Friday, July 11, 2003
What I don't get about the current filibusters: Here's another piece about the simmering battle over judicial nominees. Here's the most interesting bit: "Frist tried this week to move the Michigan nominees straight to the full Senate without a committee hearing. Democrats blocked the maneuver." To pull this off Frist needed unanimous consent of the floor. Obviously the Democrats are monitoring floor action to prevent this kind of thing.
The article goes on to talk about the pending Pryor hearings in Judiciary:
The Specter stuff is confusing. The bit about calling Pryor a judge probably is just an easy to make slip of the tongue. But what's with Specter's comments about litmus tests and Supreme Court nominees? Pryor has not been nominated to the Supremes. Is Specter being really coy -- he doesn't apply a litmus test to Supreme Court nominees but he does apply one to lower court nominees -- or is this quote taken out of context? I suspect the latter.
Regardless, given that Specter faces primary opposition in 2004 I have trouble believing he will oppose Pryor. So Pryor escapes Judiciary and will then join Estrada and Owen on the filibuster float.
Which brings me to a question. I have been meaning to bring this up now for quite a few weeks. I've yet to see anyone bring this point up: Why don't the Republicans fight the filibusters the old fashioned way: By going to the mattresses (or, more correctly, the cots)? One of the key ways that the Senate used to fight filibusters was by forcing the filibusterers to hold the floor and keep talking until they give up. Think Mr. Smith Goes to Washington.
Now, if you think about one-senator filibusters -- like Strom Thurmond's 1957 record breaker -- the way to beat the fillibuster is to just make the individual keep talking until exhaustion or biological necessities intervene. (There is a great story about Estes Kefauver that I'll save for another time.) However, the Democrats would play tag-team filibuster, and since they would be working on the Executive calendar (used for confirmations), I don't believe individual senators would be limited to speaking only once. Thus the Democrats could go for weeks and weeks and weeks.

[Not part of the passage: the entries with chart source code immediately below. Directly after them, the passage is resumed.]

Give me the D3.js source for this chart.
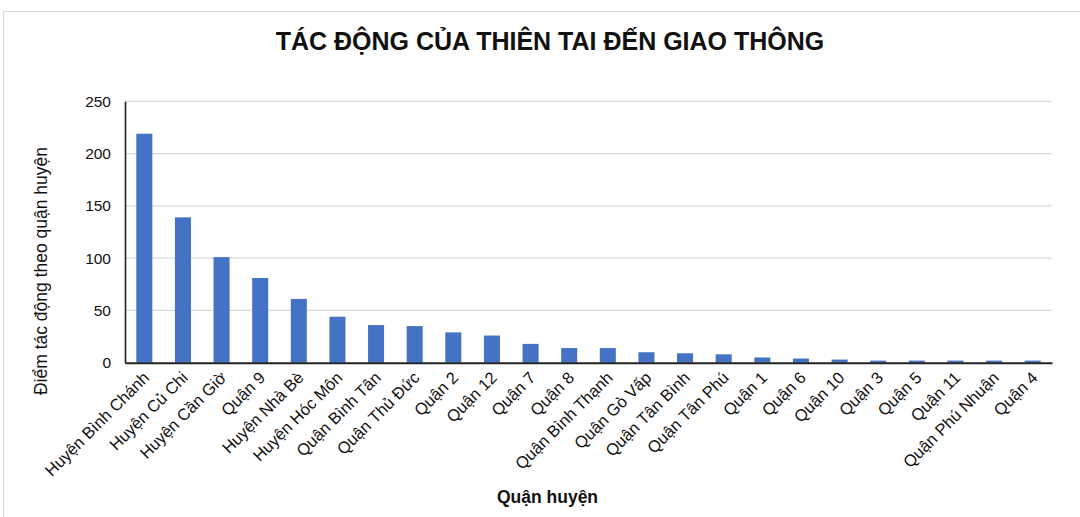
<!DOCTYPE html>
<html>
<head>
<meta charset="utf-8">
<script src="https://cdn.jsdelivr.net/npm/d3@7"></script>
<style>
  html, body { margin: 0; padding: 0; background: #fff; }
  svg { display: block; font-family: "Liberation Sans", Arial, sans-serif; }
</style>
</head>
<body>
<svg id="chart" width="1080" height="517"></svg>
<script>
const categories = ["Huyện Bình Chánh","Huyện Củ Chi","Huyện Cần Giờ","Quận 9","Huyện Nhà Bè","Huyện Hóc Môn","Quận Bình Tân","Quận Thủ Đức","Quận 2","Quận 12","Quận 7","Quận 8","Quận Bình Thạnh","Quận Gò Vấp","Quận Tân Bình","Quận Tân Phú","Quận 1","Quận 6","Quận 10","Quận 3","Quận 5","Quận 11","Quận Phú Nhuận","Quận 4"];
const values = [219,139,101,81,61,44,36,35,29,26,18,14,14,10,9,8,5,4,3,2,2,2,2,2];
const yTicks = [0,50,100,150,200,250];
const title = "TÁC ĐỘNG CỦA THIÊN TAI ĐẾN GIAO THÔNG";
const xTitle = "Quận huyện";
const yTitle = "Điểm tác động theo quận huyện";

const svg = d3.select("#chart");
const W = 1080, H = 517;
const m = {left: 125, right: 1052, top: 101.3, bottom: 362.7};

// frame
svg.append("rect").attr("x", 3.5).attr("y", 11.5).attr("width", W).attr("height", H)
  .attr("fill", "#fff").attr("stroke", "#d9d9d9").attr("stroke-width", 1);

const x = d3.scaleBand().domain(categories).range([m.left, m.right]).paddingInner(0.585).paddingOuter(0.2925);
const y = d3.scaleLinear().domain([0, 250]).range([m.bottom, m.top]);

// gridlines
svg.append("g").selectAll("line").data(yTicks.filter(d => d > 0)).join("line")
  .attr("x1", m.left).attr("x2", m.right)
  .attr("y1", d => y(d)).attr("y2", d => y(d))
  .attr("stroke", "#d9d9d9").attr("stroke-width", 1.3);

// bars
svg.append("g").selectAll("rect").data(categories).join("rect")
  .attr("x", d => x(d)).attr("width", x.bandwidth())
  .attr("y", (d, i) => y(values[i])).attr("height", (d, i) => y(0) - y(values[i]))
  .attr("fill", "#4472c4");

// y axis
const yAxis = svg.append("g").attr("transform", `translate(${m.left},0)`)
  .call(d3.axisLeft(y).tickValues(yTicks).tickSize(0).tickPadding(14));
yAxis.select(".domain").attr("stroke", "#222").attr("stroke-width", 1.6);
yAxis.selectAll("text").attr("font-size", 15.5).attr("fill", "#111")
  .attr("font-family", "Liberation Sans, Arial, sans-serif");

// x axis
const xAxis = svg.append("g").attr("transform", `translate(0,${m.bottom})`)
  .call(d3.axisBottom(x).tickSize(0).tickPadding(0));
xAxis.select(".domain").attr("stroke", "#222").attr("stroke-width", 2);
xAxis.selectAll("text")
  .attr("font-size", 16.5).attr("fill", "#111")
  .attr("font-family", "Liberation Sans, Arial, sans-serif")
  .attr("text-anchor", "end")
  .attr("dy", null).attr("y", 0)
  .attr("transform", "translate(6,16) rotate(-45)");

// title
svg.append("text").attr("x", 550).attr("y", 50).attr("text-anchor", "middle")
  .attr("font-size", 25).attr("font-weight", "bold").attr("fill", "#111").text(title);

// x title
svg.append("text").attr("x", 547.5).attr("y", 503).attr("text-anchor", "middle")
  .attr("font-size", 17.5).attr("font-weight", "bold").attr("fill", "#111").text(xTitle);

// y title
svg.append("text").attr("transform", "translate(47,271) rotate(-90)").attr("text-anchor", "middle")
  .attr("font-size", 17.5).attr("fill", "#111").text(yTitle);
</script>
</body>
</html>
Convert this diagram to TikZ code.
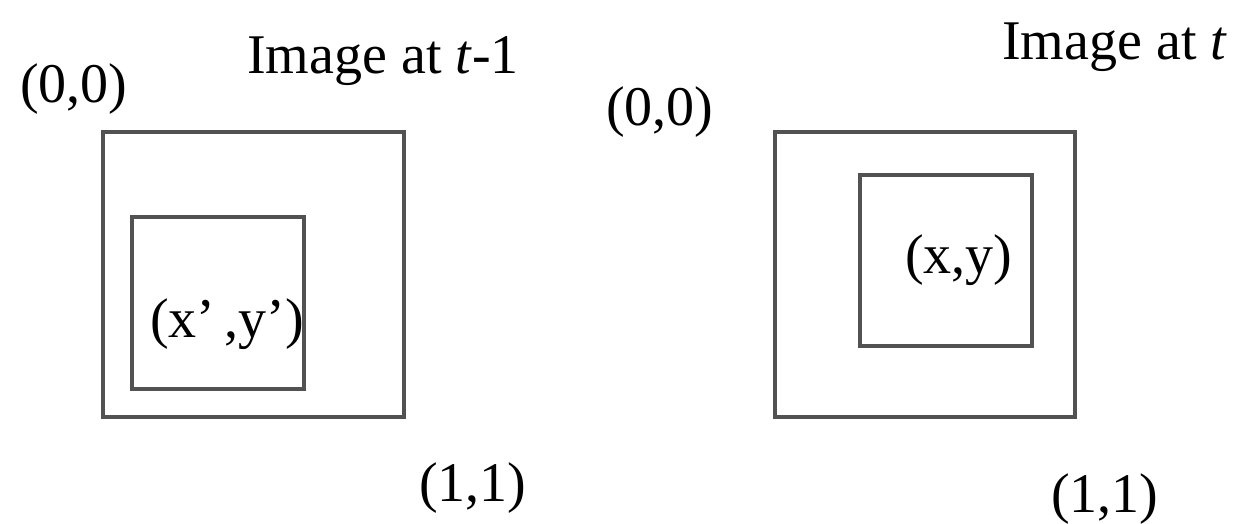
\documentclass[tikz,border=0pt]{standalone}
\usepackage{fontspec}
\setmainfont{Liberation Serif}
\begin{document}
\begin{tikzpicture}[x=0.75pt,y=-0.75pt,
  boxline/.style={draw=black!68, line width=2.4pt},
  lbl/.style={inner sep=0pt, anchor=base west, font=\fontsize{42}{48}\selectfont}]
\useasboundingbox (0,0) rectangle (1237,524);
% left image (t-1)
\draw[boxline] (103,132) rectangle (404,417);
\draw[boxline] (132,217) rectangle (304,389);
\node[lbl] (titleA) at (247,74) {Image at \textit{t}-1};
\node[lbl] (oA) at (20,103) {(0,0)};
\node[lbl] (eA) at (419,501) {(1,1)};
\node[lbl] (pA) at (150,337) {(x’\,,y’)};
% right image (t)
\draw[boxline] (775,132) rectangle (1075,417);
\draw[boxline] (860,175) rectangle (1032,346);
\node[lbl] (titleB) at (1002,60) {Image at \textit{t}};
\node[lbl] (oB) at (606,126) {(0,0)};
\node[lbl] (eB) at (1051,512) {(1,1)};
\node[lbl] (pB) at (905,273) {(x,y)};
\end{tikzpicture}
\end{document}
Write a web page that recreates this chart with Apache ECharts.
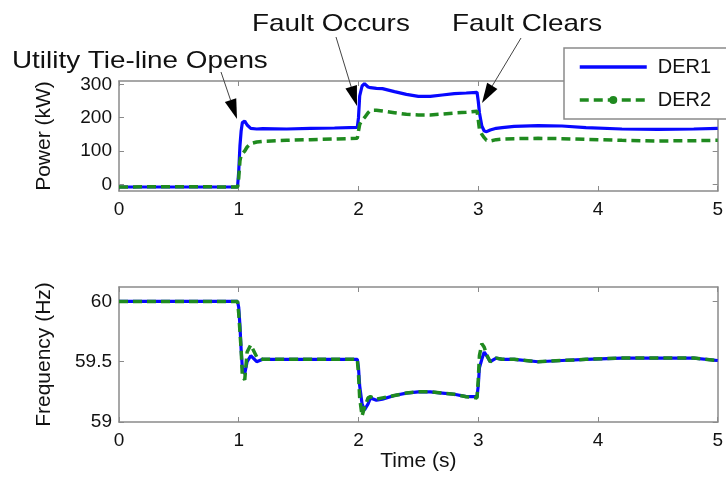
<!DOCTYPE html>
<html>
<head>
<meta charset="utf-8">
<script src="https://cdn.jsdelivr.net/npm/echarts@6/dist/echarts.min.js"></script>
<style>
    html, body { margin: 0; padding: 0; background: #fff; }
    #chart { width: 726px; height: 485px; }
</style>
</head>
<body>
<div id="chart"></div>
<script>
// time samples (s), shared by all four traces
const time = [0, 0.5, 0.99, 1.0, 1.01, 1.02, 1.03, 1.05, 1.07, 1.1, 1.15, 1.2, 1.4, 1.6, 1.8, 1.99,
    2.0, 2.01, 2.03, 2.05, 2.08, 2.1, 2.15, 2.2, 2.3, 2.4, 2.5, 2.6, 2.7, 2.8, 2.9, 2.99,
    3.0, 3.01, 3.03, 3.05, 3.07, 3.1, 3.15, 3.2, 3.3, 3.5, 3.7, 3.9, 4.2, 4.5, 4.8, 5.0];

// power (kW)
const der1Power = [-8, -8, -8, 40, 115, 160, 185, 190, 178, 168, 166, 167, 166, 168, 169, 171,
    200, 265, 295, 302, 292, 290, 288, 287, 278, 270, 264, 264, 268, 272, 274, 276,
    250, 215, 175, 160, 158, 163, 168, 170, 174, 176, 175, 170, 166, 165, 166, 168];
const der2Power = [-8, -7, -8, 20, 70, 88, 92, 100, 112, 122, 127, 129, 132, 134, 136, 138,
    160, 180, 192, 200, 215, 222, 222, 220, 215, 210, 208, 208, 211, 214, 216, 219,
    195, 165, 150, 140, 132, 130, 134, 136, 137, 138, 137, 135, 132, 130, 131, 132];

// frequency (Hz)
const der1Freq = [60, 60, 60, 59.95, 59.8, 59.6, 59.45, 59.4, 59.5, 59.55, 59.5, 59.52, 59.52, 59.52, 59.52, 59.52,
    59.45, 59.3, 59.15, 59.1, 59.15, 59.2, 59.18, 59.19, 59.22, 59.24, 59.25, 59.25, 59.24, 59.23, 59.21, 59.21,
    59.3, 59.45, 59.52, 59.58, 59.55, 59.5, 59.53, 59.52, 59.52, 59.5, 59.51, 59.52, 59.53, 59.53, 59.53, 59.51];
const der2Freq = [60, 60, 60, 59.9, 59.75, 59.6, 59.38, 59.35, 59.58, 59.64, 59.54, 59.52, 59.52, 59.52, 59.52, 59.52,
    59.4, 59.2, 59.05, 59.12, 59.2, 59.21, 59.19, 59.2, 59.22, 59.24, 59.25, 59.25, 59.24, 59.23, 59.21, 59.2,
    59.35, 59.55, 59.65, 59.62, 59.56, 59.5, 59.53, 59.52, 59.52, 59.5, 59.51, 59.52, 59.53, 59.53, 59.53, 59.51];

const timeTicks = [0, 1, 2, 3, 4, 5];
const powerTicks = [0, 100, 200, 300];
const freqTicks = [59, 59.5, 60];

const annotations = [
    { text: 'Utility Tie-line Opens', left: 12, top: 61, from: [221, 72], to: [237, 119] },
    { text: 'Fault Occurs', left: 252, top: 24, from: [336, 37], to: [357, 106] },
    { text: 'Fault Clears', left: 452, top: 24, from: [521, 38], to: [482, 103] }
];

const FONT = '"Liberation Sans", Arial, Helvetica, sans-serif';
const FRAME = '#8a8a8a';
const BLUE = '#0808ff';
const GREEN = '#1f8a1f';

function pairs(xs, ys) {
    return xs.map((x, i) => [x, ys[i]]);
}

function xAxes(gridIndex) {
    const base = {
        type: 'value', gridIndex: gridIndex, min: 0, max: 5, interval: 1,
        axisLine: { show: true, onZero: false, lineStyle: { color: FRAME, width: 1.5 } },
        axisTick: { show: true, inside: true, length: 5, lineStyle: { color: FRAME } },
        splitLine: { show: false }
    };
    return [
        Object.assign({}, base, {
            position: 'bottom',
            axisLabel: { color: '#111', fontSize: 19, fontFamily: FONT, margin: 9 },
            name: gridIndex === 1 ? 'Time (s)' : '',
            nameLocation: 'middle', nameGap: 28,
            nameTextStyle: { color: '#111', fontSize: 21, fontFamily: FONT }
        }),
        Object.assign({}, base, { position: 'top', axisLabel: { show: false } })
    ];
}

function yAxes(gridIndex, min, max, ticks, name) {
    const base = {
        type: 'value', gridIndex: gridIndex, min: min, max: max,
        axisLine: { show: true, onZero: false, lineStyle: { color: FRAME, width: 1.5 } },
        axisTick: { show: true, inside: true, length: 5, customValues: ticks, lineStyle: { color: FRAME } },
        splitLine: { show: false }
    };
    return [
        Object.assign({}, base, {
            position: 'left',
            axisLabel: { color: '#111', fontSize: 19, fontFamily: FONT, margin: 7, customValues: ticks },
            name: name, nameLocation: 'middle', nameGap: 64, nameRotate: 90,
            nameTextStyle: { color: '#111', fontSize: 21, fontFamily: FONT }
        }),
        Object.assign({}, base, { position: 'right', axisLabel: { show: false } })
    ];
}

function arrowGraphic(a) {
    const [x1, y1] = a.from;
    const [x2, y2] = a.to;
    const ang = Math.atan2(y2 - y1, x2 - x1);
    const len = 20, half = 6;
    const bx = x2 - len * Math.cos(ang);
    const by = y2 - len * Math.sin(ang);
    const nx = -Math.sin(ang) * half;
    const ny = Math.cos(ang) * half;
    return [
        { type: 'line', shape: { x1: x1, y1: y1, x2: bx, y2: by }, style: { stroke: '#444', lineWidth: 1 } },
        { type: 'polygon', shape: { points: [[x2, y2], [bx + nx, by + ny], [bx - nx, by - ny]] }, style: { fill: '#000' } }
    ];
}

const graphics = [];
annotations.forEach((a) => {
    graphics.push({
        type: 'text', x: a.left, y: a.top, scaleX: 1.16, z: 10,
        style: { text: a.text, font: '24px ' + FONT, fill: '#111', verticalAlign: 'middle' }
    });
    arrowGraphic(a).forEach((g) => graphics.push(Object.assign({ z: 10 }, g)));
});

const chart = echarts.init(document.getElementById('chart'));

chart.setOption({
    animation: false,
    backgroundColor: '#fff',
    grid: [
        { left: 119, right: 5, top: 81, height: 110 },
        { left: 119, right: 5, top: 287, height: 135 }
    ],
    xAxis: xAxes(0).concat(xAxes(1)),
    yAxis: yAxes(0, -20, 310, powerTicks, 'Power (kW)').concat(yAxes(1, 59, 60.12, freqTicks, 'Frequency (Hz)')),
    legend: {
        data: [{ name: 'DER1', itemStyle: { opacity: 0 } }, 'DER2'],
        orient: 'vertical',
        left: 564, top: 48,
        padding: [9, 40, 9, 14],
        itemWidth: 67, itemHeight: 10, itemGap: 13,
        borderColor: FRAME, borderWidth: 1.5,
        backgroundColor: '#fff',
        lineStyle: { width: 3.5 },
        textStyle: { color: '#111', fontSize: 20, fontFamily: FONT, padding: [0, 0, 0, 6] }
    },
    graphic: graphics,
    series: [
        {
            name: 'DER1', type: 'line', xAxisIndex: 0, yAxisIndex: 0,
            data: pairs(time, der1Power), symbol: 'none',
            lineStyle: { color: BLUE, width: 3.2 }, itemStyle: { color: BLUE }
        },
        {
            name: 'DER2', type: 'line', xAxisIndex: 0, yAxisIndex: 0,
            data: pairs(time, der2Power), symbol: 'circle', showSymbol: false, symbolSize: 7,
            lineStyle: { color: GREEN, width: 3.5, type: [9, 5] }, itemStyle: { color: GREEN }
        },
        {
            name: 'DER1', type: 'line', xAxisIndex: 2, yAxisIndex: 2,
            data: pairs(time, der1Freq), symbol: 'none',
            lineStyle: { color: BLUE, width: 3.2 }, itemStyle: { color: BLUE }
        },
        {
            name: 'DER2', type: 'line', xAxisIndex: 2, yAxisIndex: 2,
            data: pairs(time, der2Freq), symbol: 'circle', showSymbol: false, symbolSize: 7,
            lineStyle: { color: GREEN, width: 3.5, type: [9, 5] }, itemStyle: { color: GREEN }
        }
    ]
});

window.addEventListener('resize', () => {
    chart.resize();
});
</script>
</body>
</html>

But think about what that would mean? The filibuster would attract intense media and public attention, and I think under these circumstances that eventually the public would turn against the Democrats because the Republicans would keep saying "all we want is a fair vote, isn't that democracy?"
One of the biggest mistakes the Senate ever made was adopting a rules change in the early 1960s that allowed filibustered bills to go into a type of suspended animation -- or onto a different "track" -- so that the Senate could continue business without disruption. This was a mistake because it made the filibuster so painless for everyone. But, I don't believe there is anything preventing the Senate from choosing to fight the filibuster the old way. It would be painful for the senators -- because everyone, not just the filibusterers would have to stay -- but fighting it this way would transform the politics. It seems like a much better idea then the "nuclear option" and the other ideas the Republicans keep talking about.
Wednesday, July 09, 2003
More Blue Slip Wars: It looks like the Republicans are about to ignore a double blue slip rejection (where both senators from a state return negative blue slips.) This is the latest step in the war over 6th Circuit nominees from Michigan. From yesterday's CQ Today Midday Update:
Update: I took the above from the Midday update. Here's the fuller article at CQ.com.
Monday, July 07, 2003
It takes a lot of luck: Lance Armstrong has won four TdFs in part because he is an extraordinary athlete. But it also takes a lot of luck. In 1999 Alex Zulle was crossing the notorious Passage du Gois -- it's underwater most of the day -- when a group in front of him crashed. He lost six minutes. He ended up finishing second to Armstrong by about seven and a half minutes. Who knows how the dynamics of the race -- especially given the pressure on a then relatively weak U.S. Postal team -- might have changed had Zulle been ahead of the crash rather than behind it. In Saturday's Prologue (a really short individual time trial) David Millar had a chain slip -- which he fixed on the fly -- and just barely came in second. Then yesterday a spectacular crash took down the three top American riders: Armstrong, Levi Leipheimer, and Tyler Hamilton. The latter two are done with broken bones. Armstrong is fine. It takes a lot of luck.
UPDATE: He has two fractures in his collarbone but Tyler Hamilton is still in it. I can't imagine that he'll be able to compete for the GC now, but you have to admire his guts.